=== What this task involves ===
Your answer should be one number: how many lines of the data include the string "seaborn"?

======== Supplied data

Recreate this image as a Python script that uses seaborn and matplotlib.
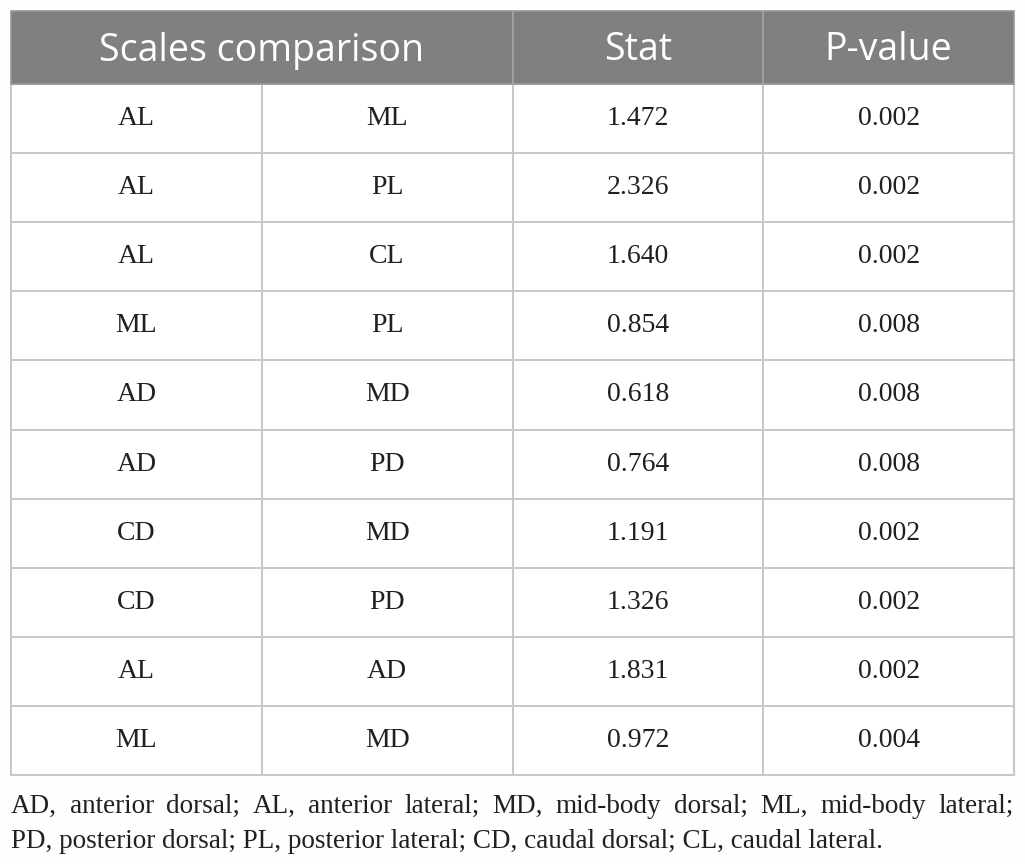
import numpy as np
import pandas as pd
import matplotlib
matplotlib.use('Agg')
import matplotlib.pyplot as plt
from matplotlib.colors import ListedColormap
from matplotlib.patches import Rectangle
import seaborn as sns

# table content
header = ['Scales comparison', 'Stat', 'P-value']
scale_a = ['AL', 'AL', 'AL', 'ML', 'AD', 'AD', 'CD', 'CD', 'AL', 'ML']
scale_b = ['ML', 'PL', 'CL', 'PL', 'MD', 'PD', 'MD', 'PD', 'AD', 'MD']
stat = [1.472, 2.326, 1.640, 0.854, 0.618, 0.764, 1.191, 1.326, 1.831, 0.972]
p_value = [0.002, 0.002, 0.002, 0.008, 0.008, 0.008, 0.002, 0.002, 0.002, 0.004]
foot_lines = ['AD, anterior dorsal; AL, anterior lateral; MD, mid-body dorsal; ML, mid-body lateral;',
              'PD, posterior dorsal; PL, posterior lateral; CD, caudal dorsal; CL, caudal lateral.']

W, H = 1025, 864
left, right, top, head_bot, bottom = 11, 1014, 11, 84, 775
grid_col = '#c8c8c8'
text_col = '#231f20'
serif = ['Liberation Serif', 'DejaVu Serif']

sns.set_theme(style='white')
plt.rcParams['font.family'] = serif

fig = plt.figure(figsize=(W / 100, H / 100), dpi=100, facecolor='#fefefc')

# body of the table drawn as a heatmap with flat white cells
labels = pd.DataFrame({'a': scale_a, 'b': scale_b,
                       'stat': ['%.3f' % v for v in stat],
                       'p': ['%.3f' % v for v in p_value]})
zeros = np.zeros(labels.shape)
ax = fig.add_axes([left / W, 1 - bottom / H, (right - left) / W, (bottom - head_bot) / H])
sns.heatmap(zeros, ax=ax, cmap=ListedColormap(['white']), cbar=False,
            annot=labels.values, fmt='', linewidths=1.2, linecolor=grid_col,
            annot_kws=dict(fontsize=20, family=serif, color=text_col))
ax.set_xticks([])
ax.set_yticks([])
for s in ax.spines.values():
    s.set_visible(True)
    s.set_color(grid_col)
    s.set_linewidth(1.5)

# overlay in pixel coordinates for header and footnote
ov = fig.add_axes([0, 0, 1, 1])
ov.set_xlim(0, W)
ov.set_ylim(H, 0)
ov.axis('off')
ov.patch.set_alpha(0)

ov.add_patch(Rectangle((left, top), right - left, head_bot - top,
                       facecolor='#808080', edgecolor='#999999', lw=1.2))
col_w = (right - left) / 4
for k in [2, 3]:
    ov.plot([left + k * col_w] * 2, [top, head_bot], color='#a6a6a6', lw=1.2)
head_x = [left + col_w, left + 2.5 * col_w, left + 3.5 * col_w]
for x, t in zip(head_x, header):
    ov.text(x, (top + head_bot) / 2 + 3, t, ha='center', va='center',
            fontsize=27, color='white', family=['Open Sans', 'DejaVu Sans'])

# justified footnote
fig.canvas.draw()
renderer = fig.canvas.get_renderer()
foot_size = 19.5
base_y = [813, 848]
for i, line in enumerate(foot_lines):
    words = line.split(' ')
    if i == len(foot_lines) - 1:
        ov.text(left, base_y[i], line, ha='left', va='baseline',
                fontsize=foot_size, color=text_col, family=serif)
        continue
    objs = [ov.text(0, base_y[i], w, ha='left', va='baseline',
                    fontsize=foot_size, color=text_col, family=serif) for w in words]
    widths = [o.get_window_extent(renderer).width for o in objs]
    gap = (right - left - sum(widths)) / (len(words) - 1)
    x = left
    for o, w in zip(objs, widths):
        o.set_x(x)
        x += w + gap

fig.savefig('out.png', dpi=100, facecolor=fig.get_facecolor())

================

=== Reply ===
2